3. Learned Counsel for the appellant concedes that the learned Subordinate Judge was right in his view that a usufructuary mortgagee . was not a tenant within the meaning of the Malabar Tenancy Act. He argues however that in the present case the appellant from 1929 to 1937 was a tenant because a privity of estate between himself and Ramanatha Aiyer was created by the usufructuary mortgage since by reason of it he was liable to pay rent to Ramanatha Aiyer. This contention is based on English decisions which need not be referred to. It cannot be sustained in the light of the decision of a Bench of this Court in Thethalan v. Eralpad Raja, Calicut A.I.R. 1918 Mad. 425. The appellant would not have been liable to pay rent to the landlord of his mortgagor.

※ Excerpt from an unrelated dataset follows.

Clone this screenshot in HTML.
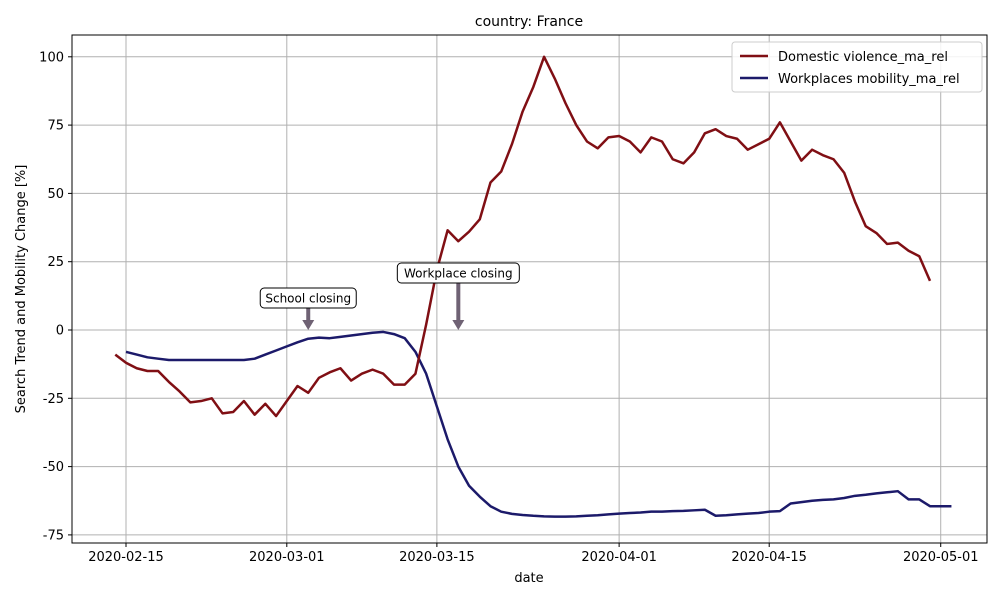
<!DOCTYPE html>
<html><head><meta charset="utf-8"><style>
body{margin:0;background:#fff;font-family:"DejaVu Sans","Liberation Sans",sans-serif;}
svg text{font-family:"DejaVu Sans","Liberation Sans",sans-serif;}
</style></head><body>
<svg id="chart" width="1000" height="600" xmlns="http://www.w3.org/2000/svg">
<rect width="1000" height="600" fill="#fff"/>
<g id="grid"></g>
<g id="series"></g>
<g id="annots"></g>
<rect x="72" y="35" width="915" height="508" fill="none" stroke="#000" stroke-width="1"/>
<g id="axes"></g>
<text x="529" y="26" text-anchor="middle" font-size="14">country: France</text>
<text x="529" y="582" text-anchor="middle" font-size="13">date</text>
<text transform="translate(25,289) rotate(-90)" text-anchor="middle" font-size="13">Search Trend and Mobility Change [%]</text>
<g>
<rect x="732" y="42" width="250" height="50" rx="3" fill="#fff" fill-opacity="0.85" stroke="#ccc"/>
<line x1="740" y1="56" x2="768" y2="56" stroke="#800f14" stroke-width="2.5"/>
<text x="778" y="61" font-size="13">Domestic violence_ma_rel</text>
<line x1="740" y1="78" x2="768" y2="78" stroke="#1c1a6a" stroke-width="2.5"/>
<text x="778" y="83" font-size="13">Workplaces mobility_ma_rel</text>
</g>
</svg>
<script>
const yTicks=[-75,-50,-25,0,25,50,75,100];
const xTickLabels=["2020-02-15","2020-03-01","2020-03-15","2020-04-01","2020-04-15","2020-05-01"];
const xTickDays=[0,15,29,46,60,76];
const domesticStart=-1;
const domestic=[-9,-12,-14,-15,-15,-19,-22.5,-26.5,-26,-25,-30.5,-30,-26,-31,-27,-31.5,-26,-20.5,-23,-17.5,-15.5,-14,-18.5,-16,-14.5,-16,-20,-20,-16,2,22,36.5,32.5,36,40.5,54,58,68,80,89,100,92,83,75,69,66.5,70.5,71,69,65,70.5,69,62.5,61,65,72,73.5,71,70,66,68,70,76,69,62,66,64,62.5,57.5,47,38,35.5,31.5,32,29,27,18];
const workStart=0;
const workplaces=[-8,-9,-10,-10.5,-11,-11,-11,-11,-11,-11,-11,-11,-10.5,-9,-7.5,-6,-4.5,-3.2,-2.8,-3,-2.5,-2,-1.5,-1,-0.7,-1.5,-3,-8,-16,-28,-40,-50,-57,-61,-64.5,-66.5,-67.3,-67.7,-68,-68.2,-68.3,-68.3,-68.2,-68,-67.8,-67.5,-67.2,-67,-66.8,-66.5,-66.5,-66.3,-66.2,-66,-65.8,-68,-67.8,-67.5,-67.2,-67,-66.5,-66.3,-63.5,-63,-62.5,-62.2,-62,-61.5,-60.7,-60.3,-59.8,-59.4,-59,-62,-62,-64.5,-64.5,-64.5];
const schoolDay=17, workDay=31;
const X=d=>126+d*10.72, Y=v=>330-v*2.732;
const NS="http://www.w3.org/2000/svg";
function mk(tag,attrs,parent){const e=document.createElementNS(NS,tag);for(const k in attrs)e.setAttribute(k,attrs[k]);parent.appendChild(e);return e;}
const grid=document.getElementById('grid'),axes=document.getElementById('axes'),ser=document.getElementById('series'),ann=document.getElementById('annots');
yTicks.forEach(v=>{
 const g=mk('line',{x1:72,x2:987,y1:Y(v),y2:Y(v),stroke:'#b0b0b0','stroke-width':1},grid);
 
 
 mk('line',{x1:68,x2:72,y1:Y(v),y2:Y(v),stroke:'#000'},axes);
 const t=mk('text',{x:64,y:Y(v)+4.5,'text-anchor':'end','font-size':13},axes);t.textContent=v;
 
 
});
xTickDays.forEach((d,i)=>{
 const g=mk('line',{x1:X(d),x2:X(d),y1:35,y2:543,stroke:'#b0b0b0','stroke-width':1},grid);
 
 
 mk('line',{x1:X(d),x2:X(d),y1:543,y2:547,stroke:'#000'},axes);
 const t=mk('text',{x:X(d),y:561,'text-anchor':'middle','font-size':13},axes);t.textContent=xTickLabels[i];
 
 
});
function line(arr,start,color,name){
 const p=mk('polyline',{points:arr.map((v,i)=>X(start+i)+','+Y(v)).join(' '),fill:'none',stroke:color,'stroke-width':2.5,'stroke-linejoin':'round'},ser);
 
 
}
line(workplaces,workStart,'#1c1a6a','workplaces-line');
line(domestic,domesticStart,'#800f14','domestic-violence-line');
function annot(day,label,boxY,w,name){
 const x=X(day);
 mk('line',{x1:x,x2:x,y1:boxY+20,y2:Y(0)-8,stroke:'#6f6274','stroke-width':4},ann);
 mk('polygon',{points:`${x-6},${Y(0)-10} ${x+6},${Y(0)-10} ${x},${Y(0)}`,fill:'#6f6274'},ann);
 const r=mk('rect',{x:x-w/2,y:boxY,width:w,height:20,rx:4,fill:'#fff',stroke:'#000'},ann);
 
 
 const t=mk('text',{x:x,y:boxY+14.5,'text-anchor':'middle','font-size':12},ann);t.textContent=label;
 
 
}
annot(schoolDay,'School closing',288,96,'school-closing');
annot(workDay,'Workplace closing',263,122,'workplace-closing');
</script>
</body></html>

4. It has also been argued by learned Counsel for the appellant that, even if the appellant was not a tenant within the meaning of the Act between 1929 and 1937, he would still be entitled to the benefits of Section 33 for the reason that he was a tenant when he made the application in 1942 and had been, on the date of his application, in continuous occupation for more than ten years. This contention appears to receive some support from Govindan Nair's Commentary on the Malabar Tenancy Act. On p. 402 it is stated that what is required is ten years continuous occupation and that a change in the character of the possession will not effect any break in the occupation. Prom the illustration given, the view of the author would seem to be that, provided there has been continuous occupation for more than ten years, there is no necessity for the occupation to have been throughout in the capacity of a tenant. It seems to me that the words 'continuous occupation of a tenant' mean what they say and that a person who applies must not only be a tenant on the date of the application but must be a tenant throughout the required period of ten years of continuous occupation. This seems to be what the words of the section mean and is in conformity with what may be deemed to have been the intention of the Legislature. As learned Counsel for respondent points out, if the character of the possession does not matter, it would be possible for a person, who had been in possession as a trespasser for nine years and 364 days but had obtained an assignment of the lease on the day before he made the application, to claim the benefits of the section.
5. C.M.S.A. No. 179 of 1943 therefore fails, and as the other Appeal No. 435 of 1943, which was from the order of remand necessarily follows the result in C. M. S. A. No. 179 of 1943, both appeals must be dismissed. There will be one set of costs in C. M. S. A. No. 179 of 1943. Leave to appeal is refused.